Personalized Voice Sounds

The assistant plays short audio clips when activated ("Yep!", "Hi!") and while thinking ("Hmm...", "Let me think..."). Generate these in your chosen ElevenLabs voice:

cd {baseDir}/scripts
venv\Scripts\python generate_chime_sounds.py
venv\Scripts\python generate_thinking_sounds.py

Re-run these after changing ELEVENLABS_VOICE_ID.

Running in Background

Use start.bat to launch without a console window (runs via pythonw.exe). The assistant appears as a system tray icon with Pause/Resume/Quit controls.
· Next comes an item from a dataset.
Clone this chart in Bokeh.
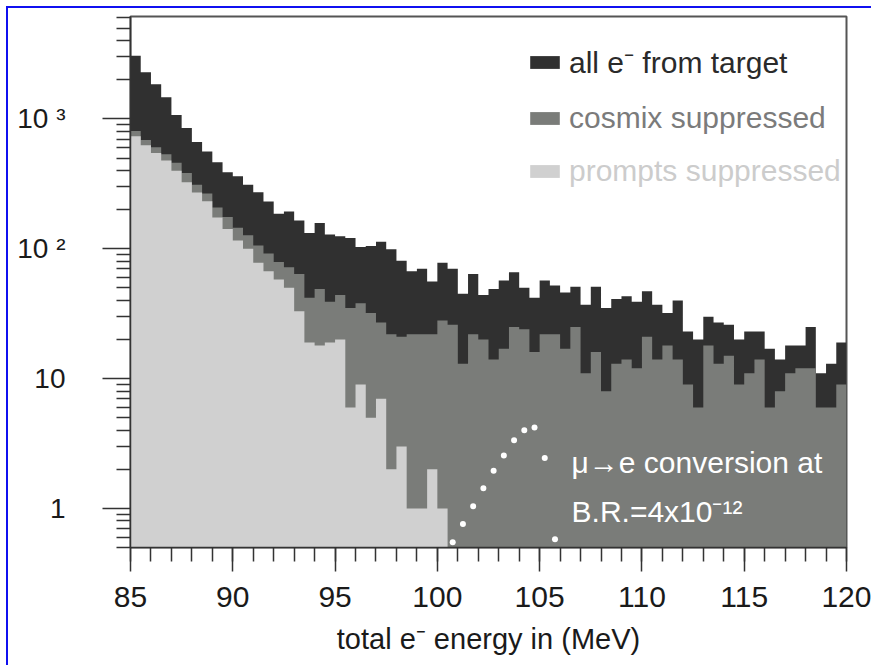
from bokeh.plotting import figure
from bokeh.models import Range1d, FixedTicker, Legend, LegendItem, Label
from bokeh.embed import file_html
from bokeh.resources import INLINE

# ---------------- data ----------------
bin_start = 85.0
bin_width = 0.5
n_bins = 70

all_e = [3070, 2290, 1850, 1470, 1070, 853, 663, 560, 464, 388,
         362, 311, 272, 231, 186, 194, 165, 132, 158, 129,
         125, 121, 103, 105, 113, 99, 81, 67, 70, 56,
         78, 70, 45, 64, 44, 49, 57, 66, 50, 42,
         57, 52, 46, 51, 37, 51, 35, 41, 43, 39,
         47, 37, 32, 40, 23, 20, 30, 27, 26, 20,
         23, 23, 17, 14, 18, 18, 25, 11, 13, 19]

cosmix = [806, 687, 605, 534, 459, 383, 311, 266, 208, 176,
          145, 127, 106, 92, 79, 72, 64, 42, 49, 39,
          44, 35, 38, 32, 27, 22, 21, 22, 22, 22,
          28, 26, 13, 22, 20, 14, 17, 25, 24, 16,
          22, 22, 17, 25, 11, 16, 8, 13, 14, 12,
          21, 14, 18, 14, 9, 6, 18, 13, 15, 9,
          11, 14, 6, 8, 11, 12, 12, 6, 6, 9]

prompts = [735, 627, 546, 478, 398, 325, 271, 232, 174, 142,
           116, 100, 78, 67, 58, 50, 33, 19, 18, 19,
           20, 6, 9, 5, 7, 2, 3, 1, 1, 2,
           1, 0, 0, 0, 0, 0, 0, 0, 0, 0,
           0, 0, 0, 0, 0, 0, 0, 0, 0, 0,
           0, 0, 0, 0, 0, 0, 0, 0, 0, 0,
           0, 0, 0, 0, 0, 0, 0, 0, 0, 0]

signal_energy = [100.75, 101.25, 101.75, 102.25, 102.75, 103.25,
                 103.75, 104.25, 104.75, 105.25, 105.75]
signal_counts = [0.55, 0.76, 1.04, 1.43, 1.95, 2.56, 3.35, 4.0, 4.2, 2.44, 0.58]

x_major = [85, 90, 95, 100, 105, 110, 115, 120]
x_minor = list(range(85, 121))
y_major = [1, 10, 100, 1000]
y_labels = {1: "1", 10: "10", 100: "10 \u00b2", 1000: "10 \u00b3"}
y_minor = [m * 10 ** e for e in range(-1, 4) for m in range(2, 10)
           if 0.5 <= m * 10 ** e <= 6150]

series_labels = ["all e\u207b from target", "cosmix suppressed", "prompts suppressed"]
note_line1 = "\u03bc\u2192e conversion at"
note_line2 = "B.R.=4x10\u207b\u00b9\u00b2"
x_title = "total e\u207b energy in (MeV)"

# ---------------- styles ----------------
FONT = "Liberation Sans"
C_DARK = "#303030"
C_MID = "#7a7c79"
C_LIGHT = "#d0d0d0"
Y_FLOOR = 0.5

left = [bin_start + i * bin_width for i in range(n_bins)]
right = [l + bin_width for l in left]

p = figure(width=865, height=659, output_backend="svg", toolbar_location=None,
           y_axis_type="log", x_range=Range1d(85, 120), y_range=Range1d(Y_FLOOR, 6150),
           min_border_left=122, min_border_right=27, min_border_top=8, min_border_bottom=120,
           styles={"margin-top": "6px", "margin-left": "6px",
                   "border-top": "2px solid #1010f0", "border-left": "2px solid #1010f0",
                   "border-right": "0px none", "border-bottom": "0px none"})
p.grid.visible = False
p.outline_line_color = "#555555"
p.outline_line_width = 2
p.background_fill_color = "white"
p.border_fill_color = "white"


def step_outline(values):
    """Histogram outline (stepped polygon) built from the bin edges and counts."""
    used = [i for i, v in enumerate(values) if v > 0]
    last = used[-1]
    xs, ys = [left[0]], [Y_FLOOR]
    for i in range(last + 1):
        xs += [left[i], right[i]]
        ys += [values[i], values[i]]
    xs.append(right[last])
    ys.append(Y_FLOOR)
    return xs, ys


def hist(values, color):
    xs, ys = step_outline(values)
    return p.patch(xs, ys, fill_color=color, line_color=None)


r_all = hist(all_e, C_DARK)
r_cos = hist(cosmix, C_MID)
r_pro = hist(prompts, C_LIGHT)

p.scatter(signal_energy, signal_counts, size=6, fill_color="white", line_color=None)

# legends (one per entry so each label keeps its own colour)
legend_specs = [(r_all, series_labels[0], "#2a2a2a", (396, 465)),
                (r_cos, series_labels[1], "#7b7b7b", (396, 412)),
                (r_pro, series_labels[2], "#cccccc", (396, 359))]
for r, lab, col, loc in legend_specs:
    lg = Legend(items=[LegendItem(label=lab, renderers=[r])], location=loc,
                glyph_width=37, glyph_height=16, label_standoff=6,
                padding=0, margin=0, spacing=0,
                border_line_alpha=0, background_fill_alpha=0,
                label_text_font=FONT, label_text_font_size="30px", label_text_color=col)
    p.add_layout(lg)

p.add_layout(Label(x=106.56, y=2.27, text=note_line1, text_color="white",
                   text_font=FONT, text_font_size="30px", text_baseline="alphabetic"))
p.add_layout(Label(x=106.56, y=0.95, text=note_line2, text_color="white",
                   text_font=FONT, text_font_size="30px", text_baseline="alphabetic"))

# axes
xa = p.xaxis[0]
xa.ticker = FixedTicker(ticks=x_major, minor_ticks=x_minor)
xa.major_tick_out = 24
xa.minor_tick_out = 14
xa.major_tick_in = 0
xa.minor_tick_in = 0
xa.major_label_standoff = 15
xa.major_label_text_font = FONT
xa.major_label_text_font_size = "30px"
xa.major_label_text_color = "#1a1a1a"
xa.axis_label = x_title
xa.axis_label_text_font = FONT
xa.axis_label_text_font_size = "29px"
xa.axis_label_text_font_style = "normal"
xa.axis_label_text_color = "#1a1a1a"
xa.axis_label_standoff = 13
xa.axis_line_color = "#333333"
xa.axis_line_width = 1.5
xa.major_tick_line_color = "#333333"
xa.minor_tick_line_color = "#333333"
xa.major_tick_line_width = 1.5
xa.minor_tick_line_width = 1.5

ya = p.yaxis[0]
ya.ticker = FixedTicker(ticks=y_major, minor_ticks=y_minor)
ya.major_label_overrides = y_labels
ya.major_tick_out = 28
ya.minor_tick_out = 14
ya.major_tick_in = 0
ya.minor_tick_in = 0
ya.major_label_standoff = 37
ya.major_label_text_font = FONT
ya.major_label_text_font_size = "28px"
ya.major_label_text_color = "#1a1a1a"
ya.axis_line_color = "#333333"
ya.axis_line_width = 1.5
ya.major_tick_line_color = "#333333"
ya.minor_tick_line_color = "#333333"
ya.major_tick_line_width = 1.5
ya.minor_tick_line_width = 1.5

open("out.html", "w").write(file_html(p, INLINE))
For auto-start on Windows, create a shortcut to start.bat in shell:startup.

How It Works

Wake — Porcupine detects the wake word (or user presses hotkey)
Chime — Plays a random activation sound ("Yep!", "Hi!")
Record — Records speech until 1.5s of silence (2s grace period for initial silence)
Thinking — Plays a filler sound ("Hmm...", "Let me think...")
Transcribe — faster-whisper converts audio to text locally (CPU, int8)
Gateway — Sends text to OpenClaw gateway via WebSocket, streams response
Speak — ElevenLabs converts response to speech, plays through speakers
Follow-up — Automatically listens for 5s after speaking for conversation continuity
Idle — Returns to wake word listening after 5s of silence

Mic suppression keeps the microphone muted during all speaker output to prevent feedback loops.

Detailed Architecture

See references/architecture.md for source file breakdown, WebSocket protocol details, and audio pipeline internals.

Troubleshooting

See references/troubleshooting.md for common issues with mic detection, gateway connection, TTS errors, and wake word tuning.